The buying spree has done little to arrest the stock’s slide. The shares closed at €767.00 on Friday — a 1.43% daily gain but still roughly 30% below the start of 2025 and 37% south of the 52-week high of €1,213.50 set last August. The relative strength index sits at 28.7, deep in oversold territory.
Co-founder Fredy Gantner has pointed to a record earnings year and a dividend yield of around 7% as evidence of underlying health. He also noted that about 80% of the $185 billion in assets under management comes from long-dated institutional investors, not the retail base that has triggered redemption flaps at some peers.

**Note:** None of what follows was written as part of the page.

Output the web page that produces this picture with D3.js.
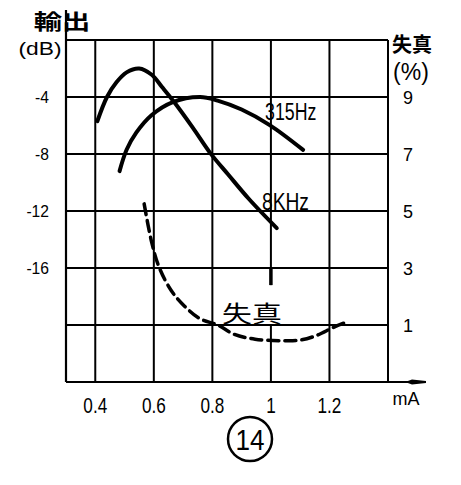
<!DOCTYPE html>
<html><head><meta charset="utf-8">
<script src="https://cdn.jsdelivr.net/npm/d3@7"></script>
<style>body{margin:0;background:#fff} svg{display:block}</style>
</head><body><svg id="c" width="461" height="485"></svg>
<script>
// ---- data ----
const xTicks = [0.4, 0.6, 0.8, 1.0, 1.2, 1.4];
const xTickLabels = ["0.4", "0.6", "0.8", "1", "1.2", ""];
const dbTicks = [0, -4, -8, -12, -16, -20, -24];
const dbTickLabels = ["", "-4", "-8", "-12", "-16", "", ""];
const distTicks = [9, 7, 5, 3, 1];
const distTickLabels = ["9", "7", "5", "3", "1"];

// output (dB) vs current (mA), 8 kHz
const current8k = [0.407, 0.44, 0.473, 0.507, 0.55, 0.593, 0.628, 0.67, 0.733, 0.793, 0.854, 0.925, 1.02];
const output8k  = [-5.7, -4.0, -2.95, -2.27, -2.0, -2.44, -3.3, -4.37, -6.15, -7.94, -9.44, -11.16, -13.2];
// output (dB) vs current (mA), 315 Hz
const current315 = [0.483, 0.507, 0.54, 0.593, 0.663, 0.758, 0.818, 0.9, 0.996, 1.11];
const output315  = [-9.2, -7.7, -6.5, -5.26, -4.37, -4.0, -4.25, -4.88, -5.97, -7.71];
// distortion (%) vs current (mA)
const currentDist = [0.567, 0.593, 0.618, 0.66, 0.705, 0.758, 0.818, 0.875, 0.946, 1.032, 1.1, 1.155, 1.214, 1.255];
const distortion  = [5.25, 3.89, 3.03, 2.2, 1.66, 1.22, 1.0, 0.67, 0.5, 0.45, 0.47, 0.63, 0.92, 1.09];

// ---- drawing ----
const svg = d3.select("#c");
svg.append("rect").attr("width", 461).attr("height", 485).attr("fill", "#fff");

const x = d3.scaleLinear().domain([0.3, 1.4]).range([66, 388]);
const y = d3.scaleLinear().domain([0, -24]).range([40, 382]);
const yd = d3.scaleLinear().domain([11, -1]).range([40, 382]);

const latin = "'Liberation Sans',Arial,sans-serif";
const cjk = "'Noto Sans CJK JP','Noto Sans CJK SC',sans-serif";

const g = svg.append("g");

// horizontal grid
g.selectAll("line.h").data(dbTicks).join("line")
  .attr("x1", x(0.3)).attr("x2", x(1.4))
  .attr("y1", d => y(d)).attr("y2", d => y(d))
  .attr("stroke", "#000").attr("stroke-width", 2);

// vertical grid (1.0 line broken as in the reference)
g.selectAll("line.v").data(xTicks.filter(d => d !== 1.0)).join("line")
  .attr("x1", d => x(d)).attr("x2", d => x(d))
  .attr("y1", y(0)).attr("y2", y(-24))
  .attr("stroke", "#000").attr("stroke-width", 2);
g.append("line").attr("x1", x(1.0)).attr("x2", x(1.0)).attr("y1", y(0)).attr("y2", y(-17.2))
  .attr("stroke", "#000").attr("stroke-width", 2);
g.append("line").attr("x1", x(1.0)).attr("x2", x(1.0)).attr("y1", y(-16)).attr("y2", y(-17.2))
  .attr("stroke", "#000").attr("stroke-width", 3.5);
g.append("line").attr("x1", x(1.0)).attr("x2", x(1.0)).attr("y1", y(-20)).attr("y2", y(-24))
  .attr("stroke", "#000").attr("stroke-width", 2);

// left axis (extends upward) and bottom axis (extends right with arrow)
g.append("line").attr("x1", x(0.3)).attr("x2", x(0.3)).attr("y1", 10).attr("y2", y(-24))
  .attr("stroke", "#000").attr("stroke-width", 2.2);
g.append("line").attr("x1", x(0.3)).attr("x2", 425).attr("y1", y(-24)).attr("y2", y(-24))
  .attr("stroke", "#000").attr("stroke-width", 2.2);
g.append("path").attr("d", `M405,${y(-24)} L412,${y(-24)-2.5} L426,${y(-24)-1} L426,${y(-24)+1} L412,${y(-24)+2.5} Z`)
  .attr("fill", "#000");

// curves
const lineDb = d3.line().x(d => x(d[0])).y(d => y(d[1])).curve(d3.curveCatmullRom.alpha(0.5));
const lineD = d3.line().x(d => x(d[0])).y(d => yd(d[1])).curve(d3.curveCatmullRom.alpha(0.5));

g.append("path").attr("d", lineDb(d3.zip(current8k, output8k)))
  .attr("fill", "none").attr("stroke", "#000").attr("stroke-width", 4).attr("stroke-linecap", "round");
g.append("path").attr("d", lineDb(d3.zip(current315, output315)))
  .attr("fill", "none").attr("stroke", "#000").attr("stroke-width", 4).attr("stroke-linecap", "round");
g.append("path").attr("d", lineD(d3.zip(currentDist, distortion)))
  .attr("fill", "none").attr("stroke", "#000").attr("stroke-width", 3.5)
  .attr("stroke-dasharray", "11,6").attr("stroke-linecap", "round");

// helper: horizontally condensed text
function label(px, py, s, size, sx, anchor, family, weight) {
  return svg.append("text")
    .attr("transform", `translate(${px},${py}) scale(${sx},1)`)
    .attr("text-anchor", anchor || "start")
    .attr("font-family", family || latin)
    .attr("font-weight", weight || "normal")
    .attr("font-size", size).text(s);
}

// tick labels
svg.selectAll("text.l").data(dbTicks).join("text")
  .attr("transform", d => `translate(49,${y(d) + 6}) scale(0.92,1)`)
  .attr("text-anchor", "end").attr("font-family", latin).attr("font-size", 17)
  .text((d, i) => dbTickLabels[i]);

svg.selectAll("text.r").data(distTicks).join("text")
  .attr("transform", d => `translate(408,${yd(d) + 6.5}) scale(1,1)`)
  .attr("text-anchor", "middle").attr("font-family", latin).attr("font-size", 18)
  .text((d, i) => distTickLabels[i]);

svg.selectAll("text.b").data(xTicks).join("text")
  .attr("transform", d => `translate(${x(d)},413) scale(0.78,1)`)
  .attr("text-anchor", "middle").attr("font-family", latin).attr("font-size", 22)
  .text((d, i) => xTickLabels[i]);

label(406, 405, "mA", 18, 1, "middle");

// axis titles
label(62, 29, "輸出", 21, 1.35, "middle", cjk, "bold");
label(40, 55, "(dB)", 19, 1.2, "middle");
label(412, 52, "失真", 20, 1, "middle", cjk, "bold");
label(411, 80, "(%)", 23, 1, "middle");

// series labels
label(265, 120, "315Hz", 24, 0.74, "start");
label(262, 210, "8KHz", 24, 0.8, "start");
label(252, 322, "失真", 23, 1.3, "middle", cjk);

// figure number
svg.append("circle").attr("cx", 250).attr("cy", 439).attr("r", 22)
  .attr("fill", "none").attr("stroke", "#000").attr("stroke-width", 2.5);
label(250, 450, "14", 29, 0.9, "middle");
</script></body></html>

The firm is standing by its guidance for gross new money inflows of $26 billion to $32 billion in 2026. However, redemptions are expected to eat into net AuM growth by one to two percentage points in the second half of this year, with possible spillover into 2027. Because management fees are tied directly to the asset base, that is more than a semantic adjustment.
All eyes will be on the quarterly AuM update due July 15, when investors will see whether institutional inflows are offsetting retail outflows. A full half-year report lands on September 1.
For now, the new secondaries fund is a vote of confidence from deep-pocketed LPs — the strongest rebuttal yet to the liquidity rumors that have dogged the stock. Whether that momentum can lift the equity depends on how quickly the remaining $850 million gets committed. The next closing will be the real test.